As companies pour cash into developing and advertising their mobile payment products, the future of mobile payments is still up for grabs. Currently, there are three mobile wallets emerging as industry leaders: Samsung Pay, Apple Pay, and Android Pay. Although watching three technology giants battling it out for mobile payment supremacy may be intriguing, it’s important to keep everything in perspective and understand how far along we are in the mobile wallet lifecycle.
Here are four charts that tell the story of where mobile payments are today.
Mobile operating systems go hand-in-hand with market share, as Apple’s and Android’s mobile wallets can only grow to the limit of their respective users.
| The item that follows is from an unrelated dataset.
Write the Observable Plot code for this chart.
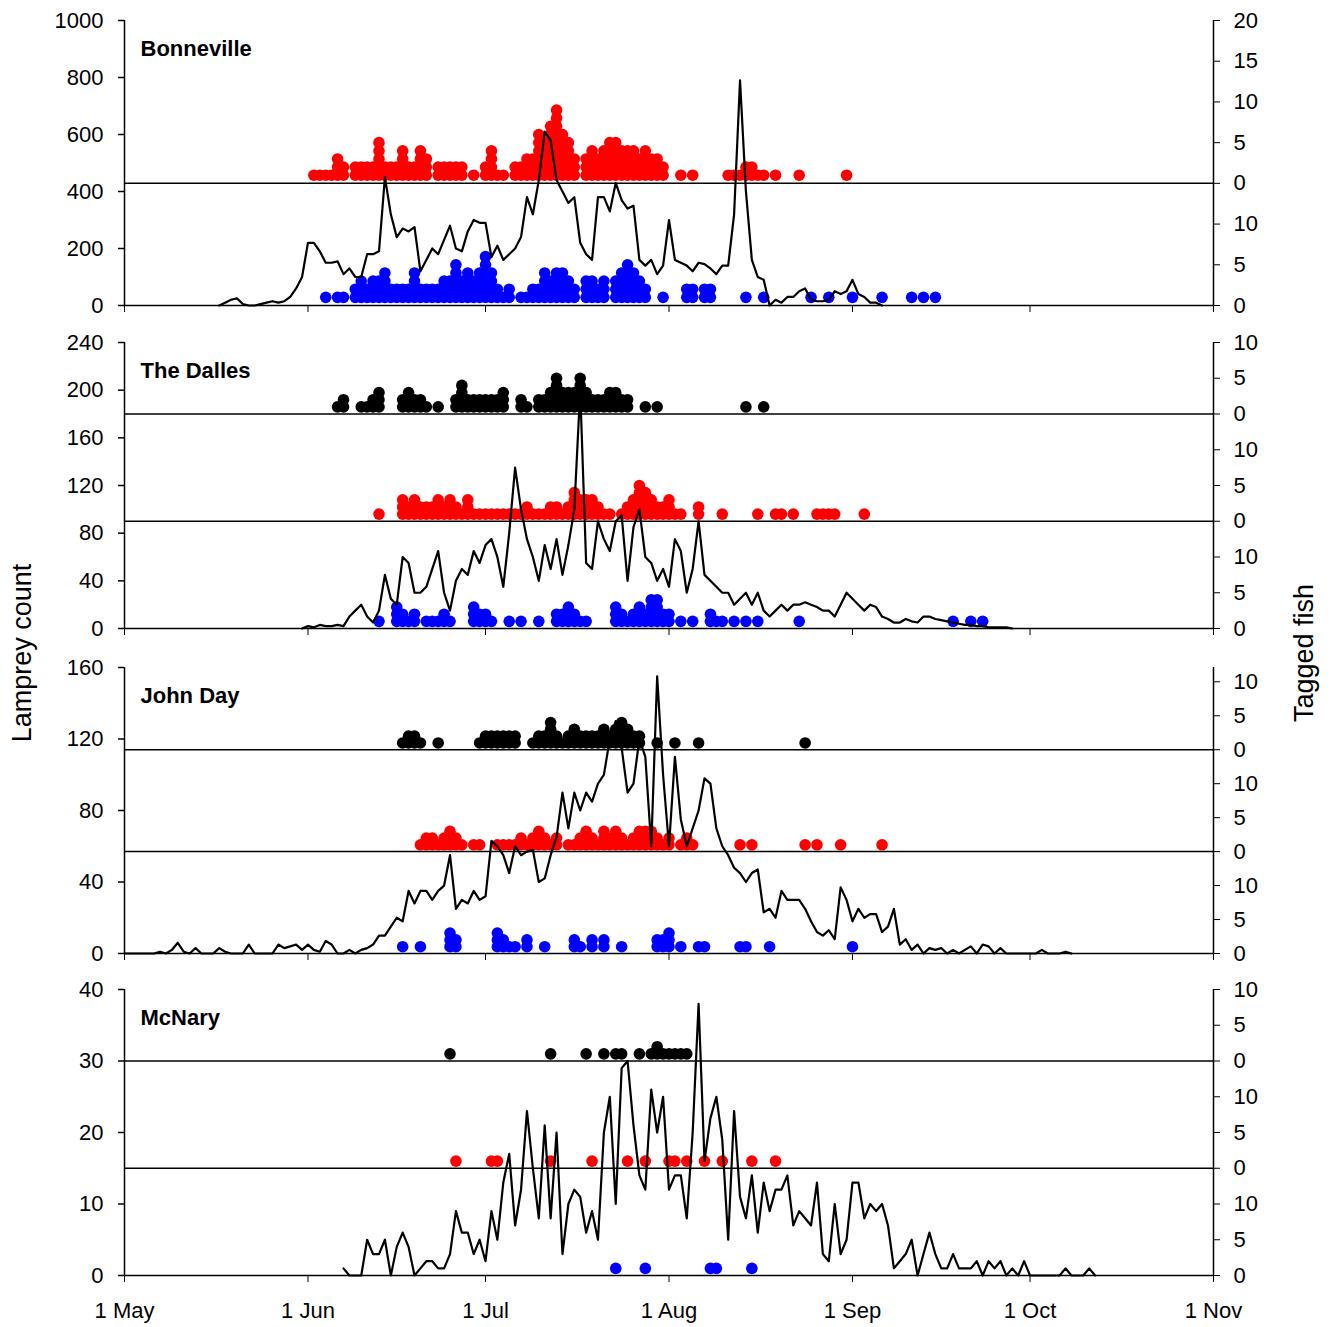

Android is far ahead of iOS in terms of market share, but it also has Samsung Pay competing on the same operating system. There are reports that Samsung is releasing an iOS app soon, and expect Apple to surely welcome them with open arms and make no attempts to restrict their app.
Now that OS market share has been broken down, we need to evaluate mobile payments transaction volumes from a few years ago and see if anything has changed since then.
According to this chart, mobile payments comprised only three percent of the worldwide credit and debit card transaction volume in 2013, totaling $207 billion. $200 billion is nothing to roll your eyes at, but it’s nowhere near ecommerce ($691 billion) or retail transaction volume ($5.9 trillion) of the same year.
The obvious knock on this data is that it’s from 2013, and mobile payments have only grown in the past few years. However, when looking at consumer behavior, the opposite may be true.
Black Friday is the biggest shopping day of the year, and unfortunately for Apple, Samsung, and Google, users chose to go with plastic and paper over mobile wallets. Only a small fraction of iPhone and Android users used their respective mobile payment wallets when shopping on Black Friday in 2015. Most interesting may be that both companies saw market shares that were lower than the three percent threshold shown in the 2013 study.
The issues regarding the growth of Apple, Samsung and Android Pay become more apparent when looking at how many users have ever used the mobile wallets featured on their phones.
According to 2015 data from Trustev, only 20.7 percent of iPhone users and only 14 percent of Android/Samsung users have ever used Apple, Android, or Samsung Pay. Of the users who have used these mobile wallets, a vast majority only use them once a week.
All the data tells us something we already know: Although mobile payments are growing, customers still prefer to use their credit cards over mobile wallets. Until the day that consumers behavior changes, mobile wallets will still be the little brother to cash and plastic.